Report each line of the data that has "this" somewhere in it.

EXTRACTED MATERIAL:
######

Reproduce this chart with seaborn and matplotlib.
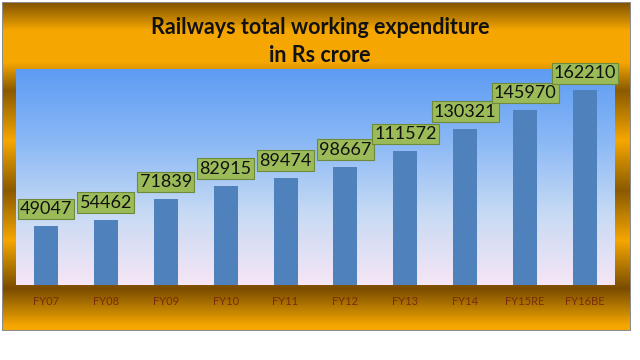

######

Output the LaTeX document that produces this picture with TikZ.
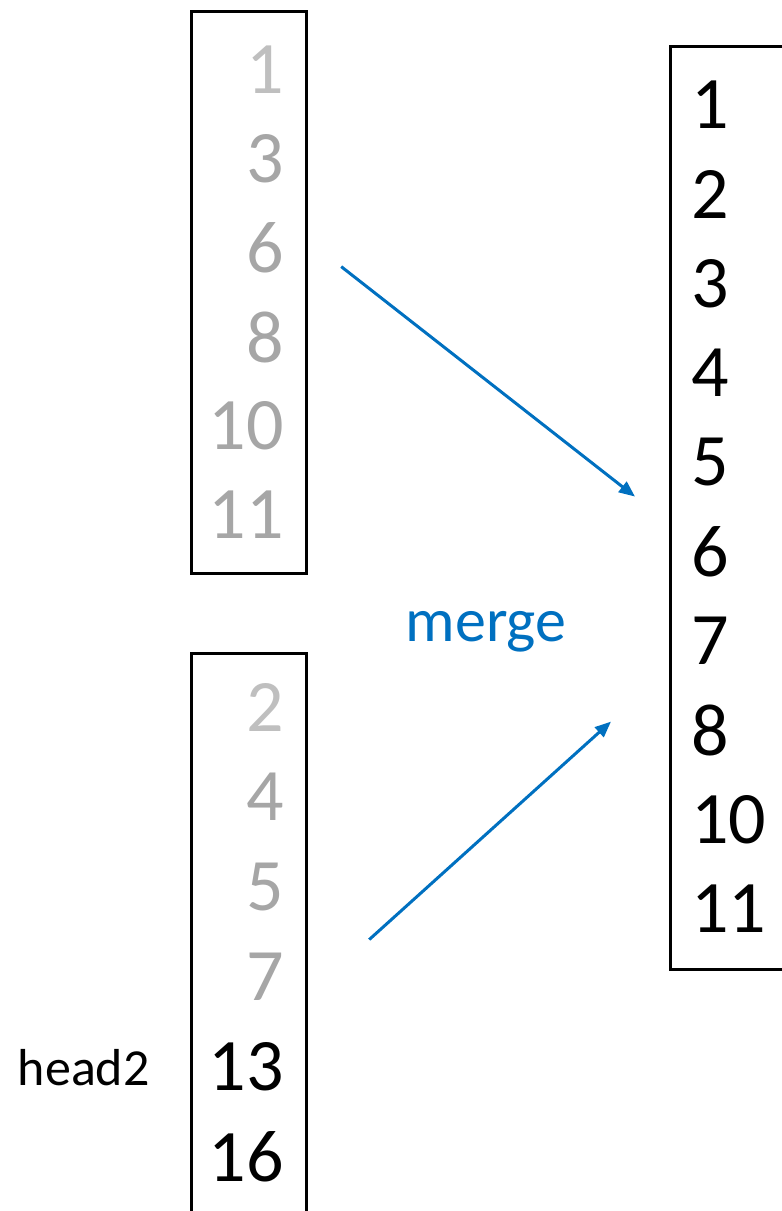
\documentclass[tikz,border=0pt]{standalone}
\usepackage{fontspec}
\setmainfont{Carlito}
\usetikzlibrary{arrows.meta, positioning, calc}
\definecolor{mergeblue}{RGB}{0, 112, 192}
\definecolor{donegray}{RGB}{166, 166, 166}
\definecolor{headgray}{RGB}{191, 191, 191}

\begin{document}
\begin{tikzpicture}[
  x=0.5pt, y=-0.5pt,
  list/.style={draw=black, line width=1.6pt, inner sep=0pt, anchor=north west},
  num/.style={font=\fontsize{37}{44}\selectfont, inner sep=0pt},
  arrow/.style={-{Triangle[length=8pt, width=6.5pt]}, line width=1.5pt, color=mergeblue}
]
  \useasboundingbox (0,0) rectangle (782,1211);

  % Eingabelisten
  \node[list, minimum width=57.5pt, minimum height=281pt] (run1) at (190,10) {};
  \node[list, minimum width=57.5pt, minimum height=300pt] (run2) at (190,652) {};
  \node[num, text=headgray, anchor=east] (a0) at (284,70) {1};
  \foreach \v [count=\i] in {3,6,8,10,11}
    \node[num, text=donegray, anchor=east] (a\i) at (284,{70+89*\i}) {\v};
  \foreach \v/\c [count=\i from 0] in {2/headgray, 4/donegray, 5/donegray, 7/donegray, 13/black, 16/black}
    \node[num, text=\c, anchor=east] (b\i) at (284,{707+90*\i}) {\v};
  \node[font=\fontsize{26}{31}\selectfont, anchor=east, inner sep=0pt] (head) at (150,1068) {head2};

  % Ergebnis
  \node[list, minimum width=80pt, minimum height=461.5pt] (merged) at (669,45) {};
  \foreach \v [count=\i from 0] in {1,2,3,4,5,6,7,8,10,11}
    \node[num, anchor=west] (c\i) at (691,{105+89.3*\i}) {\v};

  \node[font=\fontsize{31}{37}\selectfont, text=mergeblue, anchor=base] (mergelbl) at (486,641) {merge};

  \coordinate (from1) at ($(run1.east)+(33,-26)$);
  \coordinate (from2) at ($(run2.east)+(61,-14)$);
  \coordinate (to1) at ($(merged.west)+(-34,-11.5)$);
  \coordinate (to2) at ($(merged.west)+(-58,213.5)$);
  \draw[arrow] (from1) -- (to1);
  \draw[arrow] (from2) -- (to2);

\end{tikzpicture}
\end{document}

######

EXERCISE OUTPUT:
Reproduce this chart with seaborn and matplotlib.
Output the LaTeX document that produces this picture with TikZ.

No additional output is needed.